--- RECORDS SUPPLIED ---

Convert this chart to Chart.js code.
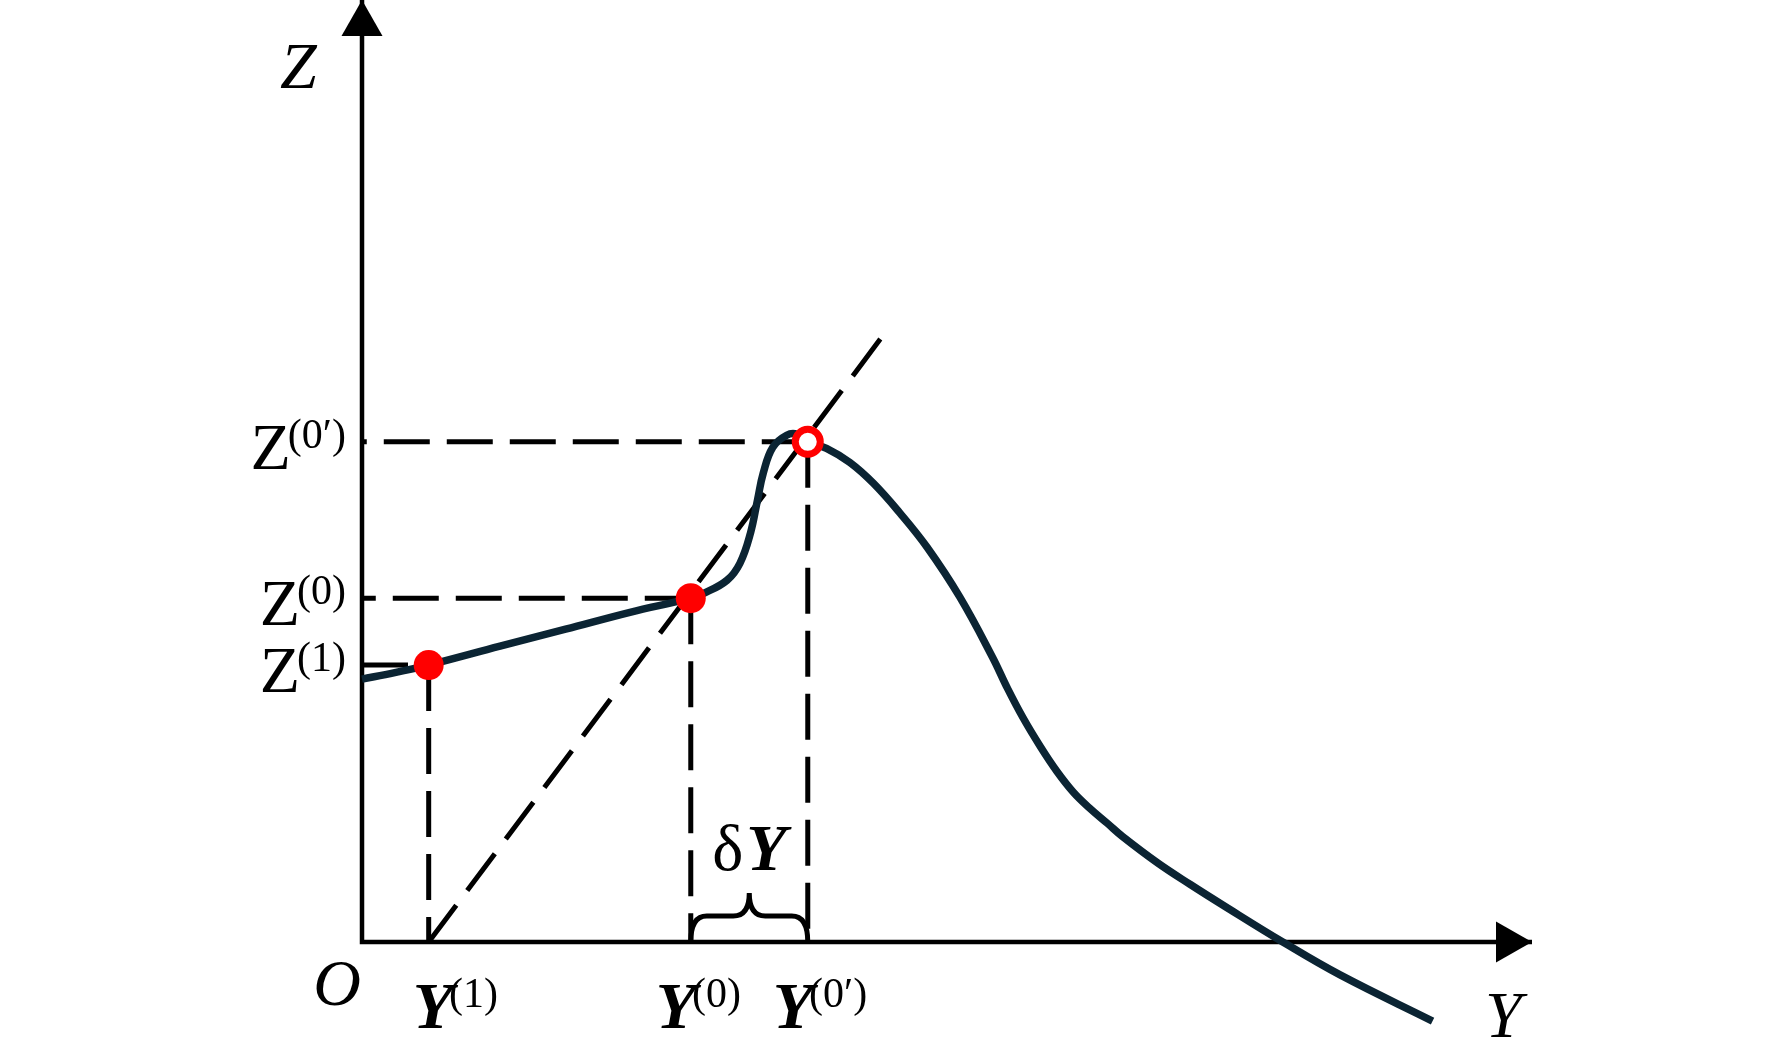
<!DOCTYPE html>
<html>
<head>
<meta charset="utf-8">
<title>Z(Y) iteration sketch</title>
<script src="https://cdn.jsdelivr.net/npm/chart.js@4.4.1/dist/chart.umd.min.js"></script>
<style>
  html, body { margin: 0; padding: 0; background: #fff; }
  .page { width: 1772px; height: 1057px; position: relative; }
</style>
</head>
<body>
<div class="page"><canvas id="zy-chart"></canvas></div>
<script>
// curve Z(Y) (Y across, Z up)
const curveY = [0, 0.28, 0.57, 1.18, 1.74, 2.29, 2.81, 2.92, 3.12, 3.23, 3.32, 3.38, 3.43, 3.51, 3.63, 3.72, 3.81,
    3.97, 4.17, 4.37, 4.60, 4.83, 5.11, 5.39, 5.51, 5.65, 5.80, 5.94, 6.08, 6.22, 6.37, 6.50, 6.80, 7.08, 7.36, 7.87, 8.36, 9.15];
const curveZ = [2.79, 2.86, 2.94, 3.14, 3.32, 3.50, 3.65, 3.70, 3.84, 4.02, 4.34, 4.69, 4.98, 5.25, 5.38, 5.39, 5.31,
    5.24, 5.09, 4.87, 4.55, 4.19, 3.66, 3.02, 2.71, 2.38, 2.07, 1.81, 1.59, 1.42, 1.26, 1.12, 0.84, 0.61, 0.39, 0.00, -0.35, -0.84];

// iterates Y(1), Y(0), Y(0')
const iterNames = ['1', '0', '0\u2032'];
const iterY = [0.57, 2.81, 3.81];
const iterZ = [2.94, 3.65, 5.31];
const iterHollow = [false, false, true];

// dashed chord through Y(1) on the axis
const chordY = [0.57, 4.43];
const chordZ = [0, 6.40];

// both axes run from 0 to here
const axisMax = 10;

const serif = '"Liberation Serif", "Times New Roman", serif';
const fMain = '66px ' + serif;
const fItal = 'italic 66px ' + serif;
const fBoldItal = 'italic bold 66px ' + serif;
const fSup = '42px ' + serif;

function pts(xs, ys) {
    return xs.map((v, i) => ({x: v, y: ys[i]}));
}

function dashed(data, dash) {
    return {
        data: data, showLine: true, borderColor: '#000', borderWidth: 5,
        borderDash: dash || [46, 17], pointRadius: 0, tension: 0, clip: false
    };
}

const datasets = [];

// markers on top
datasets.push({
    data: pts(iterY, iterZ),
    pointRadius: iterHollow.map(h => h ? 12.5 : 15),
    pointBackgroundColor: iterHollow.map(h => h ? '#fff' : '#ff0000'),
    pointBorderColor: '#ff0000',
    pointBorderWidth: iterHollow.map(h => h ? 7 : 0),
    showLine: false, clip: false
});

datasets.push({
    data: pts(curveY, curveZ), showLine: true,
    borderColor: '#0b2433', borderWidth: 7.5, pointRadius: 0,
    tension: 0.4, clip: false
});

iterY.forEach((y, i) => {
    if(i == 0) {
        datasets.push(dashed([{x: 0, y: iterZ[i]}, {x: y, y: iterZ[i]}]));
    } else {
        datasets.push(dashed([{x: y, y: iterZ[i]}, {x: 0, y: iterZ[i]}]));
    }
    datasets.push(dashed([{x: y, y: iterZ[i]}, {x: y, y: 0}]));
});

datasets.push(dashed(pts(chordY, chordZ), [46, 18.3]));

// axes
datasets.push({
    data: [{x: 0, y: axisMax}, {x: 0, y: 0}, {x: axisMax, y: 0}], showLine: true,
    borderColor: '#000', borderWidth: 4.5, pointRadius: 0, tension: 0, clip: false
});

// parts: [text, font, rise, shift]
function drawParts(ctx, parts, x, y, align) {
    let total = 0;
    parts.forEach(p => { ctx.font = p[1]; total += ctx.measureText(p[0]).width + (p[3] || 0); });
    let cx = x;
    if(align == 'right') cx = x - total;
    if(align == 'center') cx = x - total / 2;
    ctx.textAlign = 'left';
    ctx.textBaseline = 'alphabetic';
    parts.forEach(p => {
        ctx.font = p[1];
        cx += (p[3] || 0);
        ctx.fillText(p[0], cx, y - (p[2] || 0));
        cx += ctx.measureText(p[0]).width;
    });
}

const extras = {
    id: 'extras',
    afterDatasetsDraw(chart) {
        const ctx = chart.ctx;
        const sx = chart.scales.x, sy = chart.scales.y;
        const x0 = sx.getPixelForValue(0), y0 = sy.getPixelForValue(0);
        const xEnd = sx.getPixelForValue(axisMax), yEnd = sy.getPixelForValue(axisMax);
        ctx.save();
        ctx.fillStyle = '#000';
        ctx.strokeStyle = '#000';

        // arrow heads
        ctx.beginPath();
        ctx.moveTo(x0, yEnd);
        ctx.lineTo(x0 - 20.5, yEnd + 36);
        ctx.lineTo(x0 + 20.5, yEnd + 36);
        ctx.closePath();
        ctx.fill();
        ctx.beginPath();
        ctx.moveTo(xEnd, y0);
        ctx.lineTo(xEnd - 36, y0 - 20.5);
        ctx.lineTo(xEnd - 36, y0 + 20.5);
        ctx.closePath();
        ctx.fill();

        // brace over Y(0)..Y(0')
        const bl = sx.getPixelForValue(iterY[1]), br = sx.getPixelForValue(iterY[2]);
        const bm = (bl + br) / 2, yh = y0 - 26, yt = y0 - 49, r = 16;
        ctx.lineWidth = 5;
        ctx.beginPath();
        ctx.moveTo(bl, y0);
        ctx.quadraticCurveTo(bl, yh, bl + r, yh);
        ctx.lineTo(bm - r, yh);
        ctx.quadraticCurveTo(bm, yh, bm, yt);
        ctx.quadraticCurveTo(bm, yh, bm + r, yh);
        ctx.lineTo(br - r, yh);
        ctx.quadraticCurveTo(br, yh, br, y0);
        ctx.stroke();

        // labels
        drawParts(ctx, [['Z', fItal]], x0 - 82, yEnd + 88, 'left');
        drawParts(ctx, [['O', fItal]], x0 - 25, y0 + 63, 'center');
        drawParts(ctx, [['Y', fItal]], xEnd - 47, y0 + 95, 'left');
        const yShift = [-16, -35, -35];
        iterNames.forEach((n, i) => {
            drawParts(ctx, [['Z', fMain], ['(' + n + ')', fSup, 21, -3]],
                x0 - 16, sy.getPixelForValue(iterZ[i]) + 27, 'right');
            drawParts(ctx, [['Y', fBoldItal], ['(' + n + ')', fSup, 21, -4]],
                sx.getPixelForValue(iterY[i]) + yShift[i], y0 + 86, 'left');
        });
        drawParts(ctx, [['\u03b4', fMain]], bm - 37, y0 - 72, 'left');
        drawParts(ctx, [['Y', fBoldItal]], bm - 3, y0 - 72, 'left');
        ctx.restore();
    }
};

const zyChart = new Chart(document.getElementById('zy-chart'), {
    type: 'scatter',
    data: { datasets: datasets },
    options: {
        responsive: true,
        maintainAspectRatio: false,
        animation: false,
        events: [],
        layout: { autoPadding: false, padding: { left: 362, right: 240, top: 0, bottom: 2 } },
        scales: {
            x: { type: 'linear', display: false, min: 0, max: axisMax },
            y: { type: 'linear', display: false, min: -1.2, max: axisMax }
        },
        plugins: {
            legend: { display: false },
            tooltip: { enabled: false }
        }
    },
    plugins: [extras]
});
</script>
</body>
</html>
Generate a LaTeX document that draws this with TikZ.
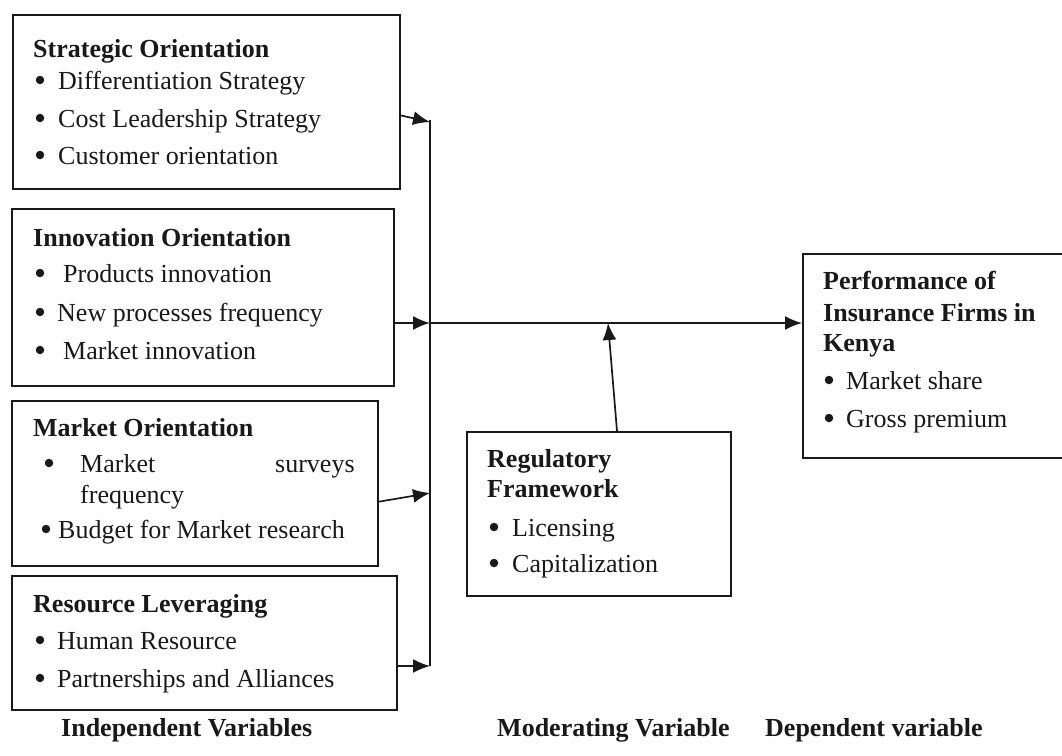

---

#### [INSTRUCTIONS FOR THE TASK]
Take the listing above and restate it word for word, without its pictures.

#### [TASK ANSWER]
Convert this chart to Chart.js code.
<!DOCTYPE html>
<html>
<head>
<meta charset="utf-8">
<title>Z(Y) iteration sketch</title>
<script src="https://cdn.jsdelivr.net/npm/chart.js@4.4.1/dist/chart.umd.min.js"></script>
<style>
  html, body { margin: 0; padding: 0; background: #fff; }
  .page { width: 1772px; height: 1057px; position: relative; }
</style>
</head>
<body>
<div class="page"><canvas id="zy-chart"></canvas></div>
<script>
// curve Z(Y) (Y across, Z up)
const curveY = [0, 0.28, 0.57, 1.18, 1.74, 2.29, 2.81, 2.92, 3.12, 3.23, 3.32, 3.38, 3.43, 3.51, 3.63, 3.72, 3.81,
    3.97, 4.17, 4.37, 4.60, 4.83, 5.11, 5.39, 5.51, 5.65, 5.80, 5.94, 6.08, 6.22, 6.37, 6.50, 6.80, 7.08, 7.36, 7.87, 8.36, 9.15];
const curveZ = [2.79, 2.86, 2.94, 3.14, 3.32, 3.50, 3.65, 3.70, 3.84, 4.02, 4.34, 4.69, 4.98, 5.25, 5.38, 5.39, 5.31,
    5.24, 5.09, 4.87, 4.55, 4.19, 3.66, 3.02, 2.71, 2.38, 2.07, 1.81, 1.59, 1.42, 1.26, 1.12, 0.84, 0.61, 0.39, 0.00, -0.35, -0.84];

// iterates Y(1), Y(0), Y(0')
const iterNames = ['1', '0', '0\u2032'];
const iterY = [0.57, 2.81, 3.81];
const iterZ = [2.94, 3.65, 5.31];
const iterHollow = [false, false, true];

// dashed chord through Y(1) on the axis
const chordY = [0.57, 4.43];
const chordZ = [0, 6.40];

// both axes run from 0 to here
const axisMax = 10;

const serif = '"Liberation Serif", "Times New Roman", serif';
const fMain = '66px ' + serif;
const fItal = 'italic 66px ' + serif;
const fBoldItal = 'italic bold 66px ' + serif;
const fSup = '42px ' + serif;

function pts(xs, ys) {
    return xs.map((v, i) => ({x: v, y: ys[i]}));
}

function dashed(data, dash) {
    return {
        data: data, showLine: true, borderColor: '#000', borderWidth: 5,
        borderDash: dash || [46, 17], pointRadius: 0, tension: 0, clip: false
    };
}

const datasets = [];

// markers on top
datasets.push({
    data: pts(iterY, iterZ),
    pointRadius: iterHollow.map(h => h ? 12.5 : 15),
    pointBackgroundColor: iterHollow.map(h => h ? '#fff' : '#ff0000'),
    pointBorderColor: '#ff0000',
    pointBorderWidth: iterHollow.map(h => h ? 7 : 0),
    showLine: false, clip: false
});

datasets.push({
    data: pts(curveY, curveZ), showLine: true,
    borderColor: '#0b2433', borderWidth: 7.5, pointRadius: 0,
    tension: 0.4, clip: false
});

iterY.forEach((y, i) => {
    if(i == 0) {
        datasets.push(dashed([{x: 0, y: iterZ[i]}, {x: y, y: iterZ[i]}]));
    } else {
        datasets.push(dashed([{x: y, y: iterZ[i]}, {x: 0, y: iterZ[i]}]));
    }
    datasets.push(dashed([{x: y, y: iterZ[i]}, {x: y, y: 0}]));
});

datasets.push(dashed(pts(chordY, chordZ), [46, 18.3]));

// axes
datasets.push({
    data: [{x: 0, y: axisMax}, {x: 0, y: 0}, {x: axisMax, y: 0}], showLine: true,
    borderColor: '#000', borderWidth: 4.5, pointRadius: 0, tension: 0, clip: false
});

// parts: [text, font, rise, shift]
function drawParts(ctx, parts, x, y, align) {
    let total = 0;
    parts.forEach(p => { ctx.font = p[1]; total += ctx.measureText(p[0]).width + (p[3] || 0); });
    let cx = x;
    if(align == 'right') cx = x - total;
    if(align == 'center') cx = x - total / 2;
    ctx.textAlign = 'left';
    ctx.textBaseline = 'alphabetic';
    parts.forEach(p => {
        ctx.font = p[1];
        cx += (p[3] || 0);
        ctx.fillText(p[0], cx, y - (p[2] || 0));
        cx += ctx.measureText(p[0]).width;
    });
}

const extras = {
    id: 'extras',
    afterDatasetsDraw(chart) {
        const ctx = chart.ctx;
        const sx = chart.scales.x, sy = chart.scales.y;
        const x0 = sx.getPixelForValue(0), y0 = sy.getPixelForValue(0);
        const xEnd = sx.getPixelForValue(axisMax), yEnd = sy.getPixelForValue(axisMax);
        ctx.save();
        ctx.fillStyle = '#000';
        ctx.strokeStyle = '#000';

        // arrow heads
        ctx.beginPath();
        ctx.moveTo(x0, yEnd);
        ctx.lineTo(x0 - 20.5, yEnd + 36);
        ctx.lineTo(x0 + 20.5, yEnd + 36);
        ctx.closePath();
        ctx.fill();
        ctx.beginPath();
        ctx.moveTo(xEnd, y0);
        ctx.lineTo(xEnd - 36, y0 - 20.5);
        ctx.lineTo(xEnd - 36, y0 + 20.5);
        ctx.closePath();
        ctx.fill();

        // brace over Y(0)..Y(0')
        const bl = sx.getPixelForValue(iterY[1]), br = sx.getPixelForValue(iterY[2]);
        const bm = (bl + br) / 2, yh = y0 - 26, yt = y0 - 49, r = 16;
        ctx.lineWidth = 5;
        ctx.beginPath();
        ctx.moveTo(bl, y0);
        ctx.quadraticCurveTo(bl, yh, bl + r, yh);
        ctx.lineTo(bm - r, yh);
        ctx.quadraticCurveTo(bm, yh, bm, yt);
        ctx.quadraticCurveTo(bm, yh, bm + r, yh);
        ctx.lineTo(br - r, yh);
        ctx.quadraticCurveTo(br, yh, br, y0);
        ctx.stroke();

        // labels
        drawParts(ctx, [['Z', fItal]], x0 - 82, yEnd + 88, 'left');
        drawParts(ctx, [['O', fItal]], x0 - 25, y0 + 63, 'center');
        drawParts(ctx, [['Y', fItal]], xEnd - 47, y0 + 95, 'left');
        const yShift = [-16, -35, -35];
        iterNames.forEach((n, i) => {
            drawParts(ctx, [['Z', fMain], ['(' + n + ')', fSup, 21, -3]],
                x0 - 16, sy.getPixelForValue(iterZ[i]) + 27, 'right');
            drawParts(ctx, [['Y', fBoldItal], ['(' + n + ')', fSup, 21, -4]],
                sx.getPixelForValue(iterY[i]) + yShift[i], y0 + 86, 'left');
        });
        drawParts(ctx, [['\u03b4', fMain]], bm - 37, y0 - 72, 'left');
        drawParts(ctx, [['Y', fBoldItal]], bm - 3, y0 - 72, 'left');
        ctx.restore();
    }
};

const zyChart = new Chart(document.getElementById('zy-chart'), {
    type: 'scatter',
    data: { datasets: datasets },
    options: {
        responsive: true,
        maintainAspectRatio: false,
        animation: false,
        events: [],
        layout: { autoPadding: false, padding: { left: 362, right: 240, top: 0, bottom: 2 } },
        scales: {
            x: { type: 'linear', display: false, min: 0, max: axisMax },
            y: { type: 'linear', display: false, min: -1.2, max: axisMax }
        },
        plugins: {
            legend: { display: false },
            tooltip: { enabled: false }
        }
    },
    plugins: [extras]
});
</script>
</body>
</html>
Generate a LaTeX document that draws this with TikZ.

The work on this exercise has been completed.